Neither Marx nor Hayek or Ayn Rand were right. The times call for effective and to some extent radical policy, from the center! Neither monetarism nor keynesianism. ''
We are flooded by ideologies that either theologise the markets or demonise the state and its public sector (eg most Libertarians) or, the opposite, ie theologise the state and its public sector and demonise the private sector.
Neoliberalism and conservatism tend to underestimate the fundamental human "need" for basic needs including the security of social security. Socialism tends to suppress the freedom of economic and entrepreneurial expression. Both are faulty.
Most political parties and political/policy platforms to the right and left of the center miss the concept that some things are better done by the market, some are better done by the public sector (aka the state).

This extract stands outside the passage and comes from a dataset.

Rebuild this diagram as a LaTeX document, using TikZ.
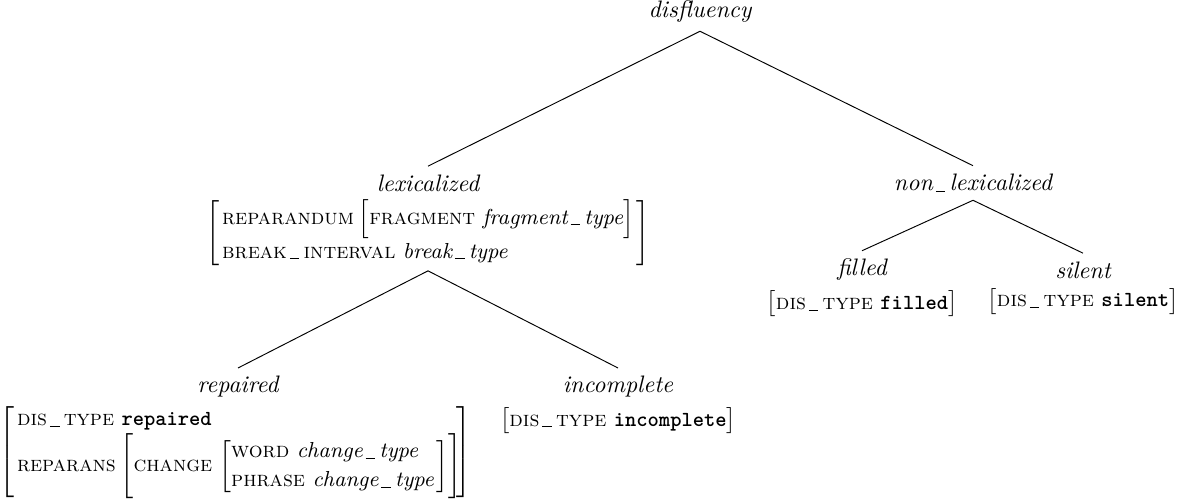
\documentclass[tikz,border=0pt]{standalone}
\usepackage{amsmath}
\usepackage{amssymb}
\usepackage{tikz}
\usetikzlibrary{positioning}
\newcommand{\us}{\kern1.2pt\rule[-0.5pt]{4pt}{0.4pt}\kern1.8pt}
\newcommand{\feat}[1]{\textsc{#1}}
\newcommand{\val}[1]{{\small\ttfamily\bfseries #1}}
\newcommand{\typ}[1]{\textit{#1}}

\begin{document}
\begin{tikzpicture}[x=0.01474cm,y=-0.01474cm,
    cat/.style={font=\itshape},
    avm/.style={inner sep=1.5pt,font=\fontsize{9.1}{12}\selectfont}]
  \useasboundingbox (0,0) rectangle (1187,504);
  \node[cat] (dis) at (700,12) {disfluency};
  \node[cat] (lex) at (428,183) {lexicalized};
  \node[avm,below=-2pt of lex] (lexf) {$\Bigg[\begin{array}{@{\hspace{1pt}}l@{\hspace{1pt}}}
      \text{\feat{reparandum}\hspace{2pt}}\Big[\text{\feat{fragment} \typ{fragment\us type}}\Big]\\
      \text{\feat{break\us interval} \typ{break\us type}}
    \end{array}\Bigg]$};
  \node[cat] (nonlex) at (973,183) {non\us lexicalized};
  \node[cat] (filled) at (862,270) {filled};
  \node[avm,below=-1pt of filled] (filledf) {$\big[\text{\feat{dis\us type} \val{filled}}\big]$};
  \node[cat] (silent) at (1083,270) {silent};
  \node[avm,below=-1pt of silent] (silentf) {$\big[\text{\feat{dis\us type} \val{silent}}\big]$};
  \node[cat] (rep) at (238,387) {repaired};
  \node[avm,below=-2pt of rep,xshift=-1pt] (repf) {$\left[\begin{array}{@{\hspace{1pt}}l@{\hspace{-2pt}}}
      \text{\feat{dis\us type} \val{repaired}}\\
      \text{\feat{reparans}\hspace{2pt}}\Bigg[\text{\feat{change}\hspace{3pt}}\bigg[\begin{array}{@{\hspace{0pt}}l@{\hspace{1pt}}}
        \text{\feat{word} \typ{change\us type}}\\
        \text{\feat{phrase} \typ{change\us type}}
      \end{array}\bigg]\Bigg]
    \end{array}\right]$};
  \node[cat] (inc) at (618,387) {incomplete};
  \node[avm,below=-1pt of inc] (incf) {$\big[\text{\feat{dis\us type} \val{incomplete}}\big]$};
  % branches
  \draw (dis.south) -- (lex.north);
  \draw (dis.south) -- (nonlex.north);
  \draw (lexf.south) -- (rep.north);
  \draw (lexf.south) -- (inc.north);
  \draw (nonlex.south) -- (filled.north);
  \draw (nonlex.south) -- (silent.north);
\end{tikzpicture}
\end{document}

Each has activities where it is stronger than the other. Neither the (financial and other) markets nor the state should be an object of political or philosophical worship!
The center I am referring to recognises both:
a) the need to secure peoples' basic needs and
b) to give people more freedom in pursuing wants and dreams
in their work/economic or social or other aspects of their lives
Modern systemics and dynamics are complex and volatile thus they are difficult to grasp. Thus some resort to the aforementioned and other simplistic models that have confused the public opinion.
What is the solution?
Not a simple one, but a basic element of any centrist model is:
To have the state/Society guarantee all its members that rain or shine their basic needs will be covered and then let them go out to real free markets to pursue their wants.
The philosophy that every human deserves healthcare, a basic place to live and basic food on the table, not matter whether he/she has "earned" it or not. That is the humanist as well as the proper thing for a society and polity to do. And the European way, in various models but with the same core values, aka the European Social Model. The ongoing crises are not an excuse to dismantle this model. If anything, it needs to to adopted globally, at least to some extent.
The key to the centrist policy platform I am referring to is separating needs from mere wants.
Radical times call for radical policy making. But these radical policies will come from the center, neither left and certainly not the hawkish right. In Europe, in the US, and elsewhere.